Philip Marlowe: I could make it my business.
Eddie Mars: I could make your business mine.
Philip Marlowe: Oh, you wouldn’t like it. The pay’s too small.
And his final farewell to the irascible Agnes
Agnes Lowzier: Well, so long, copper. Wish me luck. I got a raw deal.
Philip Marlowe: Hey, your kind always does.
And Bacall was the ultimate Hawksian woman. Hawks had practically invented Lauren Bacall out of Betty Joan Perske; putting her under exclusive contract and grooming her every step of the way, which could explain his bitterness towards her. Every scene between Bogart’s Marlowe and Bacall’s Vivian is pure magic to say the least, with Hawks and his writers providing them the ammunition
Vivian: What will your first step be?
Philip Marlowe: The usual one.
Vivian: I didn’t know there was a usual one.
Philip Marlowe: Well, sure there is. It comes complete with diagrams, on page 47 of ‘How to be a Detective in 10 Easy Lessons,’ correspondence school text-book and, uh, your father offered me a drink.
Vivian: You must’ve read another one on how to be a comedian.
Vivian: You go too far, Marlowe.
Marlowe: Those are harsh words to throw at a man, especially when he’s walking out of your bedroom.

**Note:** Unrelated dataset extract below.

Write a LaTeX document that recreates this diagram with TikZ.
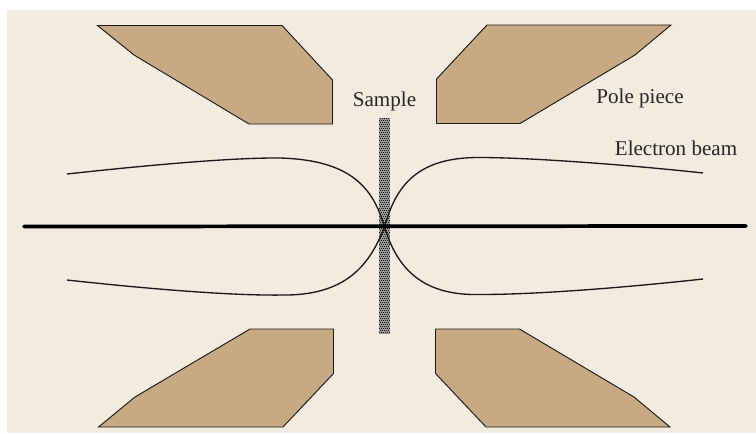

After she married Bogart, Hawks washed his hands off Bacall , selling her contract to Warner Bros. He would try to create several versions of Bacall in his subsequent films, but with the exception of Angie Dickinson in Rio Bravo, nobody came close. But The Big Sleep endures as the ultimate testament to Hawksian filmmaking. It leaves you with the kind of high that one rarely experiences in films nowadays, simply because we don’t have that quality of filmmaking, writing, and above all movie stars, who can work that kind of magic. If nothing else, The film is an ultimate showcase to good old fashioned star power, and how it can triumph even the most convoluted and illogical of plots. Just take the very final scene of the film that brings Bogart and Bacall together: The scene is set in Geiger’s house. Eddie Mars is dead and Marlowe, who is alone with Vivian, telephones the Police. And as they wait for the police to arrive, Marlowe delivers a breathless monologue: where he mentions all the players in the puzzle (what each one’s role was in the mystery surrounding the Sternwood family and what happened\is going to happen to each of them) except Vivian.
Vivian: You’ve forgotten one thing – me.
Philip Marlowe: What’s wrong with you?
Vivian: Nothing you can’t fix.
we hear the sounds of the police siren in the background; Max Steiner’s score rises to a crescendo; Bogart lovingly grabs Bacall’s hand, and as as they look longingly into each others eyes, the screen fades to black.
Phew! absolutely exhilarating. When a film about corruption, perversion, pornography, blackmail and death leaves you thinking about love, you know you have seen a great film. To quote a line from the film itself, “they just don’t make them like that any more.”